TASK DESCRIPTION: Work through the records below and tally every line containing "this". Reply with the total alone.

RECORDS SHOWN:
──────────

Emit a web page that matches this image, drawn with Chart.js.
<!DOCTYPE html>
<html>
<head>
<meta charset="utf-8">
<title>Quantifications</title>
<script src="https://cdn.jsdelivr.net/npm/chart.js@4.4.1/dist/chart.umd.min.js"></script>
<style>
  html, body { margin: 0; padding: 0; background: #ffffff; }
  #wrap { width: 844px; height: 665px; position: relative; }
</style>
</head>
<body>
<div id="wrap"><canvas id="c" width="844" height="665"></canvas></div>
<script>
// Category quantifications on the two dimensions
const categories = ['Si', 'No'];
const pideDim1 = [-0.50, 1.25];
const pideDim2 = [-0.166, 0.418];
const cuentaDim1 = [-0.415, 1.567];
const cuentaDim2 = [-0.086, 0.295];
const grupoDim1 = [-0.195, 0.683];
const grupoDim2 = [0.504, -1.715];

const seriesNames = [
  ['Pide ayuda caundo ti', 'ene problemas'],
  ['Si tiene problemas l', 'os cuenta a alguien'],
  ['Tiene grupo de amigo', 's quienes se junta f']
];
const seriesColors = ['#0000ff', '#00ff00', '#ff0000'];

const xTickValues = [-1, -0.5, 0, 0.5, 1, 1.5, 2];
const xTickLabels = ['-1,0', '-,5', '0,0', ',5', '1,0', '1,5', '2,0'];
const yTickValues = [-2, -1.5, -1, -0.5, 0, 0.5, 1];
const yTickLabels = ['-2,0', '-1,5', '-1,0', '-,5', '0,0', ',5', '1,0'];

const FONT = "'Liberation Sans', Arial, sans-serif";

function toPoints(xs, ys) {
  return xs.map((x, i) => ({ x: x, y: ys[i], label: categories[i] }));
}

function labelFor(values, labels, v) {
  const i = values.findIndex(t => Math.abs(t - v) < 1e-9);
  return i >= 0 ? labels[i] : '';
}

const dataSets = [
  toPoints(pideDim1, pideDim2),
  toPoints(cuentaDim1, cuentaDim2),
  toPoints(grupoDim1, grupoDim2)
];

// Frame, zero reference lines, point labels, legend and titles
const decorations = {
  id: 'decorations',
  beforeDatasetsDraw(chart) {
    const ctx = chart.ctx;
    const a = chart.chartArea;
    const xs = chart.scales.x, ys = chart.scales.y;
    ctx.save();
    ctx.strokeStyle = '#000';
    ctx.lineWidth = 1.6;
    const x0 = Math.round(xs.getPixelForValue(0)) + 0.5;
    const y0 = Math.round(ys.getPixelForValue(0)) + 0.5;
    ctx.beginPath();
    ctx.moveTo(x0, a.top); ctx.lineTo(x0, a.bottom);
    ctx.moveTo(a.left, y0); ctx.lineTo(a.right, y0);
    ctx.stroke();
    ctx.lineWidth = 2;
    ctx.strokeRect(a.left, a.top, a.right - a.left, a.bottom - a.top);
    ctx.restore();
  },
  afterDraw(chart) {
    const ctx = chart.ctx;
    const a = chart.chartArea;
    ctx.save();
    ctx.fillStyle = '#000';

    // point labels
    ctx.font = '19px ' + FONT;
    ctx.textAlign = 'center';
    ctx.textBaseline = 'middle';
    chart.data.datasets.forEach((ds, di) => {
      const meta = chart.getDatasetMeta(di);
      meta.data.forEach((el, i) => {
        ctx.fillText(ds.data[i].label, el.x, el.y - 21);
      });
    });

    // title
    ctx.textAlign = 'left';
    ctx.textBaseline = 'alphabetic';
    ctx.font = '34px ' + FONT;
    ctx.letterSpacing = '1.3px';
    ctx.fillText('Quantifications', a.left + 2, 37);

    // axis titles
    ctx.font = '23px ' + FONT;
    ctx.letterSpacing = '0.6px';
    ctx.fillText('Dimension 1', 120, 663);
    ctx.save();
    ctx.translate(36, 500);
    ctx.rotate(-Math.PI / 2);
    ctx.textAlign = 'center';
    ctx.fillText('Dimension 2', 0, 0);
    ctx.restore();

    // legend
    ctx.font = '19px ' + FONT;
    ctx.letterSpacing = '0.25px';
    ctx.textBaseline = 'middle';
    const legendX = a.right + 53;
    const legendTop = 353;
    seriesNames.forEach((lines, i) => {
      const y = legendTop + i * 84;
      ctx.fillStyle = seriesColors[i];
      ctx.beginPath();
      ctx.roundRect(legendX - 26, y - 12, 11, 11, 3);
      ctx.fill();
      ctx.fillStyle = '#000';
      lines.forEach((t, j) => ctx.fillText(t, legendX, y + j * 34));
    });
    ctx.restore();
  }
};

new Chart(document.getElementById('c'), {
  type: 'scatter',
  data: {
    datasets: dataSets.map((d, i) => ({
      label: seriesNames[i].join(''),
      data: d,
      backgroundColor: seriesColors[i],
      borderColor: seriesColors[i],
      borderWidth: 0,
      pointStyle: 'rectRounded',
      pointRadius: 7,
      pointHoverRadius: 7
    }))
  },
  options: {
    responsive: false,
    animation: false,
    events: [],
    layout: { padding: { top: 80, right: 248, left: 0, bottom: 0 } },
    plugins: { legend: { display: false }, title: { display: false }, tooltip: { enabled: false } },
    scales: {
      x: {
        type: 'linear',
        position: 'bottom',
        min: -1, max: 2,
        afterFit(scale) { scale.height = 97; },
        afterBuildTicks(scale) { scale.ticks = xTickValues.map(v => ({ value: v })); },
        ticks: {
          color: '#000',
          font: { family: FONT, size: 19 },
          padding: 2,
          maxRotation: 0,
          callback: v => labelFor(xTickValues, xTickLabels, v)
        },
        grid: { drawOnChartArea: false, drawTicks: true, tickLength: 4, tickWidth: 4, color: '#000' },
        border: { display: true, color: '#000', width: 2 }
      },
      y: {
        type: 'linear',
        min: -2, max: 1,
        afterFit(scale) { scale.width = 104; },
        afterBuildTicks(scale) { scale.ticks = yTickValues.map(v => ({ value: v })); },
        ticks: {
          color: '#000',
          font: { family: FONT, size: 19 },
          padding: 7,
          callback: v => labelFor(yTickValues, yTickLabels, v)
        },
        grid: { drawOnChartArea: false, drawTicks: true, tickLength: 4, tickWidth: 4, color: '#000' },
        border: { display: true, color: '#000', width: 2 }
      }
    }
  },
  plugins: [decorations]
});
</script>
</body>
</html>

──────────

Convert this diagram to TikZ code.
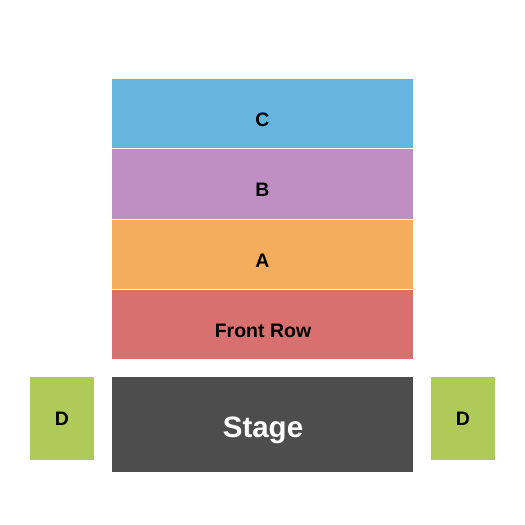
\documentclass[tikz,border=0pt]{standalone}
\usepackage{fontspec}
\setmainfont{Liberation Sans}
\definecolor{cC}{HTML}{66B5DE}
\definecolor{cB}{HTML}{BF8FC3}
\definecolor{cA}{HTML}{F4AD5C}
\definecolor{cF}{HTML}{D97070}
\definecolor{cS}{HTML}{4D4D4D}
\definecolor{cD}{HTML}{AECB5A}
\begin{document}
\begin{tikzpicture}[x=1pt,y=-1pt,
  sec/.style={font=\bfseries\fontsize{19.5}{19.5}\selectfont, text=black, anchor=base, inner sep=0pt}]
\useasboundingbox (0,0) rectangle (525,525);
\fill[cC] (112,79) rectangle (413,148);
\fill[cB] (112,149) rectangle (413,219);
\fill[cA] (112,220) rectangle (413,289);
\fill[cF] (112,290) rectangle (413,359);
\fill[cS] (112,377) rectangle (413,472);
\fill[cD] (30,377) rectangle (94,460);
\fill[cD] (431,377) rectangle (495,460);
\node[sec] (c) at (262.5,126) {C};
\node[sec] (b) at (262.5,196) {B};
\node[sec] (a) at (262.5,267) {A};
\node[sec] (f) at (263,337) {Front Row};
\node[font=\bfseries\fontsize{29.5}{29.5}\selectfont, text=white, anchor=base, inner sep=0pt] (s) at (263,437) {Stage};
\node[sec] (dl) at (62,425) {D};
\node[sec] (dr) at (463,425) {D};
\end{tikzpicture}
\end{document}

──────────

REPLY: 2